Mr S relied upon the following subsections of section 3 of the 1975 Act in support of his claim:-
- 3(1)(a)- the financial need for provision (particularly the level of his debts and need for capital to secure his future in retirement) as compared to;
- 3(1)(c)- B, K, C, S and Ch’s lesser need for provision;
- 3(1)(e)- the estate was of a sufficient size to make provision for him as well as the remaining beneficiaries
- 3(1)(d) and (g)- the deceased’s conduct in promising to provide for Mr S over many years coupled with the obligation which her estate owed to make provision for Mr S given that she had inherited K’s estate and it was K’s inheritance from his own father which had made the largest contribution to setting K and Mrs S up in business- a business which fed directly into the value of Mrs S’s estate.
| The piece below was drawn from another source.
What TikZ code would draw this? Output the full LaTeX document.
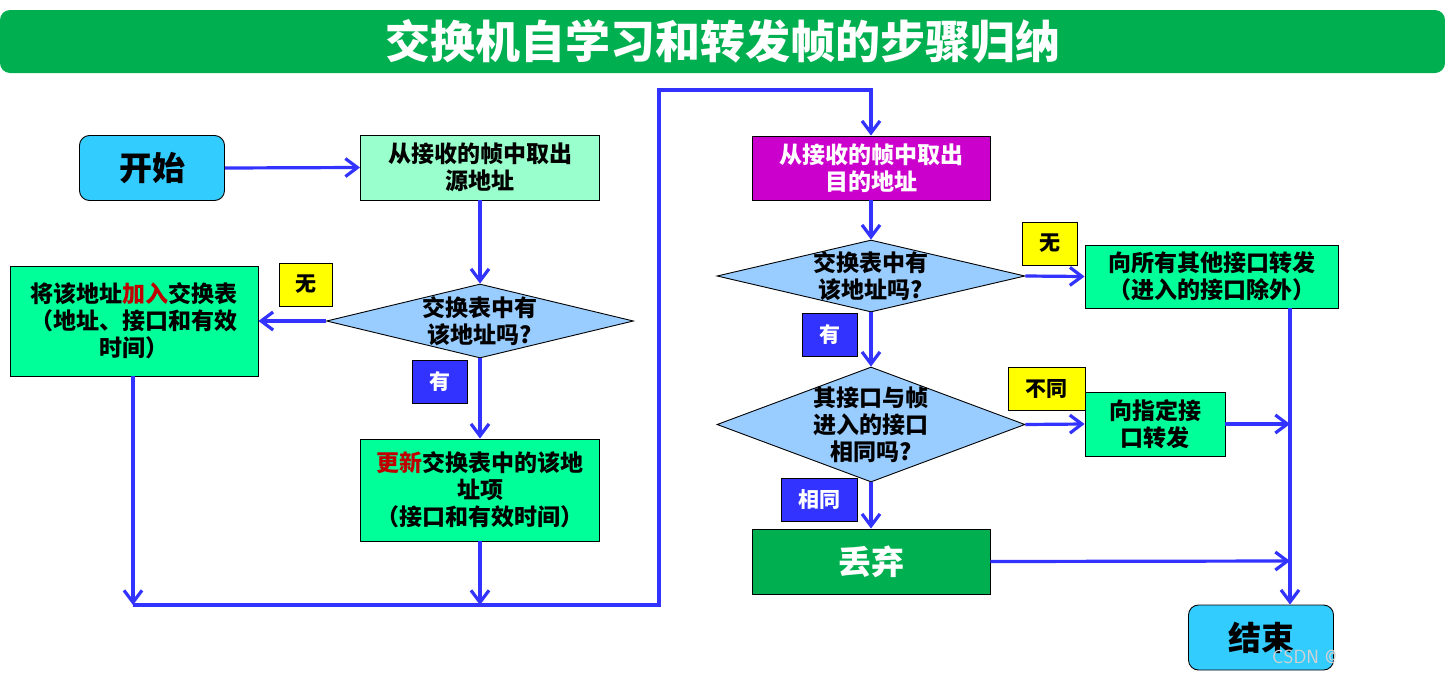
\documentclass[tikz,border=0pt]{standalone}
\usepackage{fontspec}
\setmainfont{Noto Sans CJK SC}
\usetikzlibrary{shapes.geometric,arrows.meta}
\definecolor{lineblue}{RGB}{51,51,255}
\definecolor{titlegreen}{RGB}{0,176,80}
\definecolor{skyblue}{RGB}{51,204,255}
\definecolor{palegreen}{RGB}{153,255,204}
\definecolor{brightgreen}{RGB}{0,255,153}
\definecolor{purp}{RGB}{204,0,204}
\definecolor{diafill}{RGB}{153,204,255}
\definecolor{darkred}{RGB}{192,0,0}
\definecolor{lblblue}{RGB}{51,51,255}
\definecolor{lblyellow}{RGB}{255,255,0}
\tikzset{
  x=1pt, y=-1pt,
  box/.style={draw=black, line width=0.9pt, inner sep=0pt, align=center,
    font=\fontsize{23}{27}\selectfont\bfseries},
  term/.style={box, rounded corners=10pt, fill=skyblue,
    minimum width=145pt, minimum height=65pt,
    font=\fontsize{33}{33}\selectfont\bfseries},
  dia/.style={diamond, draw=black, line width=0.9pt, fill=diafill, inner sep=0pt},
  diatext/.style={align=center, inner sep=0pt, font=\fontsize{23}{27}\selectfont\bfseries},
  ylabel/.style={draw=black, line width=0.9pt, fill=lblyellow, inner sep=0pt,
    minimum height=43pt, font=\fontsize{21}{21}\selectfont\bfseries},
  blabel/.style={draw=black, line width=0.9pt, fill=lblblue, text=white, inner sep=0pt,
    minimum height=43pt, font=\fontsize{21}{21}\selectfont\bfseries},
  conn/.style={draw=lineblue, line width=3.2pt},
  arr/.style={conn, -{Straight Barb[length=12pt,width=18pt]}},
}
\begin{document}
\begin{tikzpicture}
\useasboundingbox (0,0) rectangle (1445,675);
% title
\node[fill=titlegreen, rounded corners=10pt, minimum width=1445pt, minimum height=63pt,
  inner sep=0pt, text=white, font=\fontsize{45}{45}\selectfont\bfseries]
  (title) at (722.5,41.5) {交换机自学习和转发帧的步骤归纳};

% left column
\node[term] (start) at (152,168) {开始};
\node[box, fill=palegreen, minimum width=239pt, minimum height=65pt]
  (src) at (480,167.5) {从接收的帧中取出\\源地址};
\node[dia, minimum width=307pt, minimum height=74pt] (d1) at (480,321) {};
\node[diatext] (d1t) at (480,321) {交换表中有\\该地址吗?};
\node[box, fill=brightgreen, minimum width=248pt, minimum height=110pt]
  (add) at (134,321) {将该地址\textcolor{darkred}{加入}交换表\\（地址、接口和有效\\时间）};
\node[box, fill=brightgreen, minimum width=239pt, minimum height=102pt]
  (upd) at (480,490) {\textcolor{darkred}{更新}交换表中的该地\\址项\\（接口和有效时间）};
\node[ylabel, minimum width=53pt] (no1) at (305.5,284.5) {无};
\node[blabel, minimum width=55pt] (yes1) at (439.5,381.5) {有};

% right column
\node[box, fill=purp, text=white, minimum width=238pt, minimum height=64pt]
  (dst) at (871,168) {从接收的帧中取出\\目的地址};
\node[dia, minimum width=308pt, minimum height=72pt] (d2) at (871,276) {};
\node[diatext] (d2t) at (871,276) {交换表中有\\该地址吗?};
\node[box, fill=brightgreen, minimum width=253pt, minimum height=63pt]
  (all) at (1211.5,276.5) {向所有其他接口转发\\（进入的接口除外）};
\node[dia, minimum width=308pt, minimum height=115pt] (d3) at (871,424.5) {};
\node[diatext] (d3t) at (871,424.5) {其接口与帧\\进入的接口\\相同吗?};
\node[box, fill=brightgreen, minimum width=140pt, minimum height=64pt]
  (spec) at (1155,424) {向指定接\\口转发};
\node[box, fill=titlegreen, text=white, minimum width=238pt, minimum height=65pt,
  font=\fontsize{33}{33}\selectfont\bfseries] (drop) at (871,561.5) {丢弃};
\node[term] (end) at (1261,637.5) {结束};
\node[ylabel, minimum width=55pt] (no2) at (1049.5,243.5) {无};
\node[blabel, minimum width=55pt] (yes2) at (829.5,334.5) {有};
\node[ylabel, minimum width=77pt] (diff) at (1046.5,388.5) {不同};
\node[blabel, minimum width=76pt] (same) at (819,499.5) {相同};
\node[text=gray!35, anchor=west, inner sep=0pt, font=\fontsize{19}{19}\selectfont\sffamily]
  (wm) at (1272,657) {CSDN @};

% junction coordinates
\coordinate (m1) at (133,605);
\coordinate (m2) at (480,605);
\coordinate (m3) at (659,605);
\coordinate (t2) at (871,90);
\coordinate (e1) at (1290,424);
\coordinate (e2) at (1290,561);

% connectors left
\draw[arr] (start.east) -- (src.west);
\draw[arr] (src.south) -- (d1.north);
\draw[arr] (d1.west) -- (add.east);
\draw[arr] (d1.south) -- (upd.north);
\draw[arr] (add.south -| m1) -- (m1);
\draw[arr] (upd.south) -- (m2);
\draw[arr, line join=miter] (m1) -- (m3) |- (t2) -- (dst.north);

% connectors right
\draw[arr] (dst.south) -- (d2.north);
\draw[arr] (d2.east) -- (all.west);
\draw[arr] (d2.south) -- (d3.north);
\draw[arr] (d3.east) -- (spec.west);
\draw[arr] (spec.east) -- (e1);
\draw[arr] (d3.south) -- (drop.north);
\draw[arr] (drop.east) -- (e2);
\draw[arr] (all.south -| e1) -- (e1 |- end.north);
\end{tikzpicture}
\end{document}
A limitation standstill of Mr S’s claim was entered into so that Mr S did not need to issue court proceedings by the 6 month deadline following the date of the Grant of Probate. This enabled the parties to exchange a letter of claim and letter of response and set up arrangements for mediation.
Settlement terms were reached at mediation in January 2013 whereby Mr S received one quarter of the net estate, inclusive of payment of his legal costs. However, as S and Ch were minor children this was not the end of the matter and it was necessary to apply to the court for approval of the terms of settlement (a requirement the Court Rules insist upon where money due to children is being varied). The Court approved the terms of settlement and the administration of the estate was then completed.
The facts of this case are not uncommon where second families are concerned. We are regularly consulted by step-children whose parent has left their estate to a new spouse who then passes the estate on to their own family by a previous marriage – disinheriting the step child. This case was complicated by concerns surrounding the deceased’s capacity to execute the Will, but ultimately came down to trying to get back to a position which was fair. The executors of the estate were sensible and willing to recognise what was fair in this situation so that settlement at mediation was, in the end, reasonably straight forward.
Step-child 1975 Act claims can be more difficult than conventional adult child 1975 Act claims due to the added hurdle of proving that an applicant satisfies the “child of the family” definition. However, this case is a good example of how obtaining enough background evidence to support the nature of that relationship (and thus the unfair outcome from the Will) can make the difference in encouraging sensible parties to settle a claim without extensive litigation costs reducing the assets of the estate.